Work to complete> Can you write out all the lines word for word, with no pictures?

==== Data ====

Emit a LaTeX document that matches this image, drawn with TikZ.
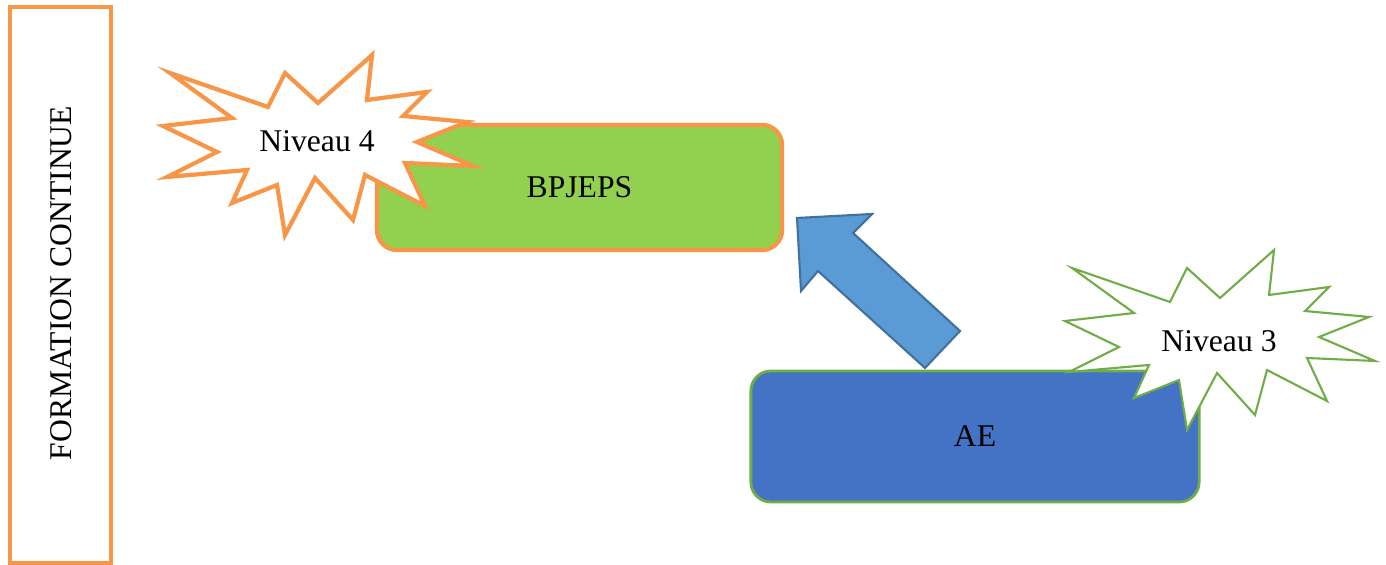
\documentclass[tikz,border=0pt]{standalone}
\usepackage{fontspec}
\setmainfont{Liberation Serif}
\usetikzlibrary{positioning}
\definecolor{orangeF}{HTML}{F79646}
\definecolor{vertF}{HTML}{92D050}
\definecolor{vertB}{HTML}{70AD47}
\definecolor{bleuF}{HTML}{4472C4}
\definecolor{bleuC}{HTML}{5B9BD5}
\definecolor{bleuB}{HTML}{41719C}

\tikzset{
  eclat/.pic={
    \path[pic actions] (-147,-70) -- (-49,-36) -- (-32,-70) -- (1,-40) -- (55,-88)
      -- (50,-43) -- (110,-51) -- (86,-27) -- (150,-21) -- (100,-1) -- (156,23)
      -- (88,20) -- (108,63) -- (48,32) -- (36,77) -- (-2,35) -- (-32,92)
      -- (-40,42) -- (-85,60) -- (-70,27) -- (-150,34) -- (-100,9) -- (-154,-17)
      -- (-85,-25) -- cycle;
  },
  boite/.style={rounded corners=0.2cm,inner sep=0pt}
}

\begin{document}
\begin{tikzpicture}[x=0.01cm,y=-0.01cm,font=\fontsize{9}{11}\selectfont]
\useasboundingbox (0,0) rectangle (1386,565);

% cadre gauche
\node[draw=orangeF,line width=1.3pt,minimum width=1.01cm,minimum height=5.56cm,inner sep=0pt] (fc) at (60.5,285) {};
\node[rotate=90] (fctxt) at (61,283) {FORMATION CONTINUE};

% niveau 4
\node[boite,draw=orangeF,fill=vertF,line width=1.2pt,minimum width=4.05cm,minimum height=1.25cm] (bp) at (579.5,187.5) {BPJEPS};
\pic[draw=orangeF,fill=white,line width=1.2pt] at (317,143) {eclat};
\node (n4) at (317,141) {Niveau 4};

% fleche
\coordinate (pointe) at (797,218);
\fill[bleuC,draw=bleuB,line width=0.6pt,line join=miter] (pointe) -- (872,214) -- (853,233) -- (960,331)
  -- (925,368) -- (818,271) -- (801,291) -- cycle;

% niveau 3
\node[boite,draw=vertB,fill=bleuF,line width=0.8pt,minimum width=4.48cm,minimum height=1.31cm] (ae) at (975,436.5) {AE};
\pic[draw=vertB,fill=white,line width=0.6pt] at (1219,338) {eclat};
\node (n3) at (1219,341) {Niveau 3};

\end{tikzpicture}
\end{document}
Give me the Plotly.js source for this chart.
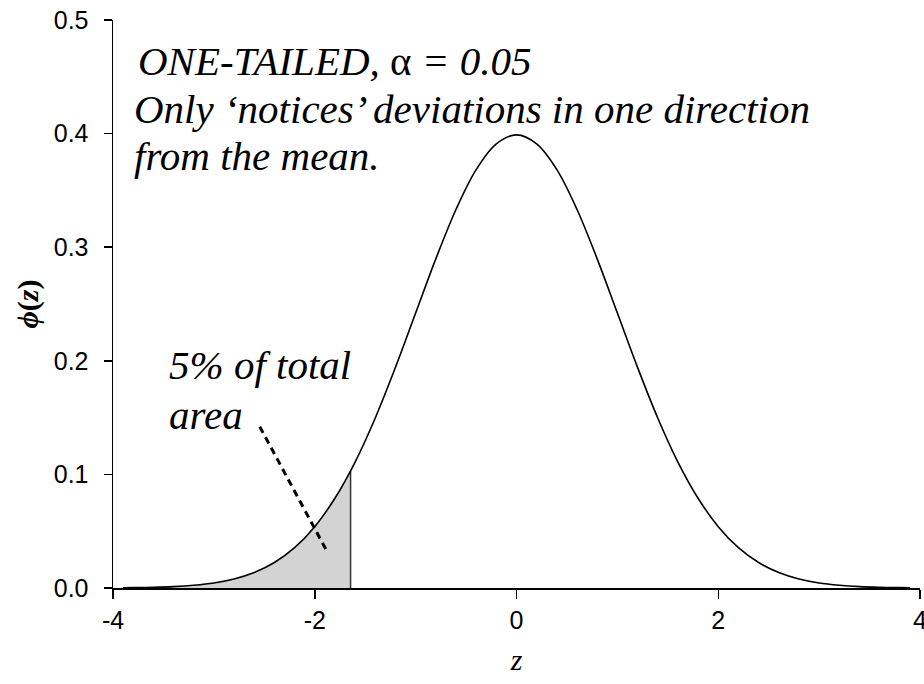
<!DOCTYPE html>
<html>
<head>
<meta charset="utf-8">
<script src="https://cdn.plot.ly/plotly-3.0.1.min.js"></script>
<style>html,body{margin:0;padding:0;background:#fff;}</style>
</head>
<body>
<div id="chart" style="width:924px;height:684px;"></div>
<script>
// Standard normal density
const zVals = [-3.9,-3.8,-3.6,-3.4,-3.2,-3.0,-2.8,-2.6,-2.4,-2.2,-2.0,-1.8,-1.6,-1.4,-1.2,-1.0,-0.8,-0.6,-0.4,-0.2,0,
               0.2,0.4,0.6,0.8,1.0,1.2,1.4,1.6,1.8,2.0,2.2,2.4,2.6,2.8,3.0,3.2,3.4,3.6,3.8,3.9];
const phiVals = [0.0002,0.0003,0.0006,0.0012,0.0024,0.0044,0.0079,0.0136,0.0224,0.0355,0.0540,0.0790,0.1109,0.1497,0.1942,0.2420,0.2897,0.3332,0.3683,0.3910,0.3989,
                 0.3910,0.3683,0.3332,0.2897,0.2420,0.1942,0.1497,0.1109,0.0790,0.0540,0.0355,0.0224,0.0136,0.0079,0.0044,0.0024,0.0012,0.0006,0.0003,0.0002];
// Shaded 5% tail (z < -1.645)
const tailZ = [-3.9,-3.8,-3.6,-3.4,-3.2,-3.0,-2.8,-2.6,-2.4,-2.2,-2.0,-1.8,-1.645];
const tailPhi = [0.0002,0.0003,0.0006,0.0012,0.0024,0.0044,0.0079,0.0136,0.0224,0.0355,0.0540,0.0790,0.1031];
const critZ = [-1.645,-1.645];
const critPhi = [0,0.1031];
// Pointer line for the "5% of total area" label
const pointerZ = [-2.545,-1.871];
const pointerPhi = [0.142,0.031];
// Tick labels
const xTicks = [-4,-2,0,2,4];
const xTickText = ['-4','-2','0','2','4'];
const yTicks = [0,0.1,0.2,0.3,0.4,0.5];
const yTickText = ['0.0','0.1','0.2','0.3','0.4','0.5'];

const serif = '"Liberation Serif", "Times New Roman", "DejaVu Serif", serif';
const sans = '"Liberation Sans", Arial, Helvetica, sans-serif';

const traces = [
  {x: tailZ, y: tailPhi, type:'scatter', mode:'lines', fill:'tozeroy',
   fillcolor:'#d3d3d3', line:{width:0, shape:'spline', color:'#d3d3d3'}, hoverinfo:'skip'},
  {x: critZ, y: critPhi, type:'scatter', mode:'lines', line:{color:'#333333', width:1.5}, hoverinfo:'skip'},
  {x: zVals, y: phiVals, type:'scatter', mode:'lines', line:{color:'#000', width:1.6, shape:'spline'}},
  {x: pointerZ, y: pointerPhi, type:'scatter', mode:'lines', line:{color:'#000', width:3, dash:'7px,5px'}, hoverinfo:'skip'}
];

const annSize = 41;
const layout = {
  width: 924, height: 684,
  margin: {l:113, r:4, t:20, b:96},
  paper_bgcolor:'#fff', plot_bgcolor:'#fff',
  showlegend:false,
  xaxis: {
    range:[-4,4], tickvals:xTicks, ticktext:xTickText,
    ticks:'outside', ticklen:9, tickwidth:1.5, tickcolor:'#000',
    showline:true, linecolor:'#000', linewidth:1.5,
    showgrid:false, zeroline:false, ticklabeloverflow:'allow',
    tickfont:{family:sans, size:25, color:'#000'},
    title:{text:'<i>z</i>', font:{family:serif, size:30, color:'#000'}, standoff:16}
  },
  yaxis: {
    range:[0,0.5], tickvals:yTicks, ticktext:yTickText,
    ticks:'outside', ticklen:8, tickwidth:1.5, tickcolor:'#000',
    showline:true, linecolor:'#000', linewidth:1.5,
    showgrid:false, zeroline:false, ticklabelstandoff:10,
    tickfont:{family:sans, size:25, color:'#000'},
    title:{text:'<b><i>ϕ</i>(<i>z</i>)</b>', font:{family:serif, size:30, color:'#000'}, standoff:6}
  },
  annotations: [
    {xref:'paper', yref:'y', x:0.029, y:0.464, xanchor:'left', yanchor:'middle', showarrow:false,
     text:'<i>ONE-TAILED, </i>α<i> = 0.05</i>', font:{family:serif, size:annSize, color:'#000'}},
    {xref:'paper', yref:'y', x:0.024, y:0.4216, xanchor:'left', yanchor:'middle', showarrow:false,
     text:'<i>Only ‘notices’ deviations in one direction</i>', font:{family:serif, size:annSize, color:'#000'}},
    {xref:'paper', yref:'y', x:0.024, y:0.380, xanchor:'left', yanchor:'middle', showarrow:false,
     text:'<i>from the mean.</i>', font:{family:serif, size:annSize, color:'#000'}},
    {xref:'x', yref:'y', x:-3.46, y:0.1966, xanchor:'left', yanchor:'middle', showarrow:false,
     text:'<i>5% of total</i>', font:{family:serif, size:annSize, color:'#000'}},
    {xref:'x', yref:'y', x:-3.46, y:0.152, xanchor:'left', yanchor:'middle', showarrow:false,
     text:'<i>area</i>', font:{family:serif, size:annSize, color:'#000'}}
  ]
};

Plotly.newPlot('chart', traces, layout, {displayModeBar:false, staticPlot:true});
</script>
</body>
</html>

====

Result for this exercise>
Emit a LaTeX document that matches this image, drawn with TikZ.
\documentclass[tikz,border=0pt]{standalone}
\usepackage{fontspec}
\setmainfont{Liberation Serif}
\usetikzlibrary{positioning}
\definecolor{orangeF}{HTML}{F79646}
\definecolor{vertF}{HTML}{92D050}
\definecolor{vertB}{HTML}{70AD47}
\definecolor{bleuF}{HTML}{4472C4}
\definecolor{bleuC}{HTML}{5B9BD5}
\definecolor{bleuB}{HTML}{41719C}

\tikzset{
  eclat/.pic={
    \path[pic actions] (-147,-70) -- (-49,-36) -- (-32,-70) -- (1,-40) -- (55,-88)
      -- (50,-43) -- (110,-51) -- (86,-27) -- (150,-21) -- (100,-1) -- (156,23)
      -- (88,20) -- (108,63) -- (48,32) -- (36,77) -- (-2,35) -- (-32,92)
      -- (-40,42) -- (-85,60) -- (-70,27) -- (-150,34) -- (-100,9) -- (-154,-17)
      -- (-85,-25) -- cycle;
  },
  boite/.style={rounded corners=0.2cm,inner sep=0pt}
}

\begin{document}
\begin{tikzpicture}[x=0.01cm,y=-0.01cm,font=\fontsize{9}{11}\selectfont]
\useasboundingbox (0,0) rectangle (1386,565);

% cadre gauche
\node[draw=orangeF,line width=1.3pt,minimum width=1.01cm,minimum height=5.56cm,inner sep=0pt] (fc) at (60.5,285) {};
\node[rotate=90] (fctxt) at (61,283) {FORMATION CONTINUE};

% niveau 4
\node[boite,draw=orangeF,fill=vertF,line width=1.2pt,minimum width=4.05cm,minimum height=1.25cm] (bp) at (579.5,187.5) {BPJEPS};
\pic[draw=orangeF,fill=white,line width=1.2pt] at (317,143) {eclat};
\node (n4) at (317,141) {Niveau 4};

% fleche
\coordinate (pointe) at (797,218);
\fill[bleuC,draw=bleuB,line width=0.6pt,line join=miter] (pointe) -- (872,214) -- (853,233) -- (960,331)
  -- (925,368) -- (818,271) -- (801,291) -- cycle;

% niveau 3
\node[boite,draw=vertB,fill=bleuF,line width=0.8pt,minimum width=4.48cm,minimum height=1.31cm] (ae) at (975,436.5) {AE};
\pic[draw=vertB,fill=white,line width=0.6pt] at (1219,338) {eclat};
\node (n3) at (1219,341) {Niveau 3};

\end{tikzpicture}
\end{document}
Give me the Plotly.js source for this chart.
<!DOCTYPE html>
<html>
<head>
<meta charset="utf-8">
<script src="https://cdn.plot.ly/plotly-3.0.1.min.js"></script>
<style>html,body{margin:0;padding:0;background:#fff;}</style>
</head>
<body>
<div id="chart" style="width:924px;height:684px;"></div>
<script>
// Standard normal density
const zVals = [-3.9,-3.8,-3.6,-3.4,-3.2,-3.0,-2.8,-2.6,-2.4,-2.2,-2.0,-1.8,-1.6,-1.4,-1.2,-1.0,-0.8,-0.6,-0.4,-0.2,0,
               0.2,0.4,0.6,0.8,1.0,1.2,1.4,1.6,1.8,2.0,2.2,2.4,2.6,2.8,3.0,3.2,3.4,3.6,3.8,3.9];
const phiVals = [0.0002,0.0003,0.0006,0.0012,0.0024,0.0044,0.0079,0.0136,0.0224,0.0355,0.0540,0.0790,0.1109,0.1497,0.1942,0.2420,0.2897,0.3332,0.3683,0.3910,0.3989,
                 0.3910,0.3683,0.3332,0.2897,0.2420,0.1942,0.1497,0.1109,0.0790,0.0540,0.0355,0.0224,0.0136,0.0079,0.0044,0.0024,0.0012,0.0006,0.0003,0.0002];
// Shaded 5% tail (z < -1.645)
const tailZ = [-3.9,-3.8,-3.6,-3.4,-3.2,-3.0,-2.8,-2.6,-2.4,-2.2,-2.0,-1.8,-1.645];
const tailPhi = [0.0002,0.0003,0.0006,0.0012,0.0024,0.0044,0.0079,0.0136,0.0224,0.0355,0.0540,0.0790,0.1031];
const critZ = [-1.645,-1.645];
const critPhi = [0,0.1031];
// Pointer line for the "5% of total area" label
const pointerZ = [-2.545,-1.871];
const pointerPhi = [0.142,0.031];
// Tick labels
const xTicks = [-4,-2,0,2,4];
const xTickText = ['-4','-2','0','2','4'];
const yTicks = [0,0.1,0.2,0.3,0.4,0.5];
const yTickText = ['0.0','0.1','0.2','0.3','0.4','0.5'];

const serif = '"Liberation Serif", "Times New Roman", "DejaVu Serif", serif';
const sans = '"Liberation Sans", Arial, Helvetica, sans-serif';

const traces = [
  {x: tailZ, y: tailPhi, type:'scatter', mode:'lines', fill:'tozeroy',
   fillcolor:'#d3d3d3', line:{width:0, shape:'spline', color:'#d3d3d3'}, hoverinfo:'skip'},
  {x: critZ, y: critPhi, type:'scatter', mode:'lines', line:{color:'#333333', width:1.5}, hoverinfo:'skip'},
  {x: zVals, y: phiVals, type:'scatter', mode:'lines', line:{color:'#000', width:1.6, shape:'spline'}},
  {x: pointerZ, y: pointerPhi, type:'scatter', mode:'lines', line:{color:'#000', width:3, dash:'7px,5px'}, hoverinfo:'skip'}
];

const annSize = 41;
const layout = {
  width: 924, height: 684,
  margin: {l:113, r:4, t:20, b:96},
  paper_bgcolor:'#fff', plot_bgcolor:'#fff',
  showlegend:false,
  xaxis: {
    range:[-4,4], tickvals:xTicks, ticktext:xTickText,
    ticks:'outside', ticklen:9, tickwidth:1.5, tickcolor:'#000',
    showline:true, linecolor:'#000', linewidth:1.5,
    showgrid:false, zeroline:false, ticklabeloverflow:'allow',
    tickfont:{family:sans, size:25, color:'#000'},
    title:{text:'<i>z</i>', font:{family:serif, size:30, color:'#000'}, standoff:16}
  },
  yaxis: {
    range:[0,0.5], tickvals:yTicks, ticktext:yTickText,
    ticks:'outside', ticklen:8, tickwidth:1.5, tickcolor:'#000',
    showline:true, linecolor:'#000', linewidth:1.5,
    showgrid:false, zeroline:false, ticklabelstandoff:10,
    tickfont:{family:sans, size:25, color:'#000'},
    title:{text:'<b><i>ϕ</i>(<i>z</i>)</b>', font:{family:serif, size:30, color:'#000'}, standoff:6}
  },
  annotations: [
    {xref:'paper', yref:'y', x:0.029, y:0.464, xanchor:'left', yanchor:'middle', showarrow:false,
     text:'<i>ONE-TAILED, </i>α<i> = 0.05</i>', font:{family:serif, size:annSize, color:'#000'}},
    {xref:'paper', yref:'y', x:0.024, y:0.4216, xanchor:'left', yanchor:'middle', showarrow:false,
     text:'<i>Only ‘notices’ deviations in one direction</i>', font:{family:serif, size:annSize, color:'#000'}},
    {xref:'paper', yref:'y', x:0.024, y:0.380, xanchor:'left', yanchor:'middle', showarrow:false,
     text:'<i>from the mean.</i>', font:{family:serif, size:annSize, color:'#000'}},
    {xref:'x', yref:'y', x:-3.46, y:0.1966, xanchor:'left', yanchor:'middle', showarrow:false,
     text:'<i>5% of total</i>', font:{family:serif, size:annSize, color:'#000'}},
    {xref:'x', yref:'y', x:-3.46, y:0.152, xanchor:'left', yanchor:'middle', showarrow:false,
     text:'<i>area</i>', font:{family:serif, size:annSize, color:'#000'}}
  ]
};

Plotly.newPlot('chart', traces, layout, {displayModeBar:false, staticPlot:true});
</script>
</body>
</html>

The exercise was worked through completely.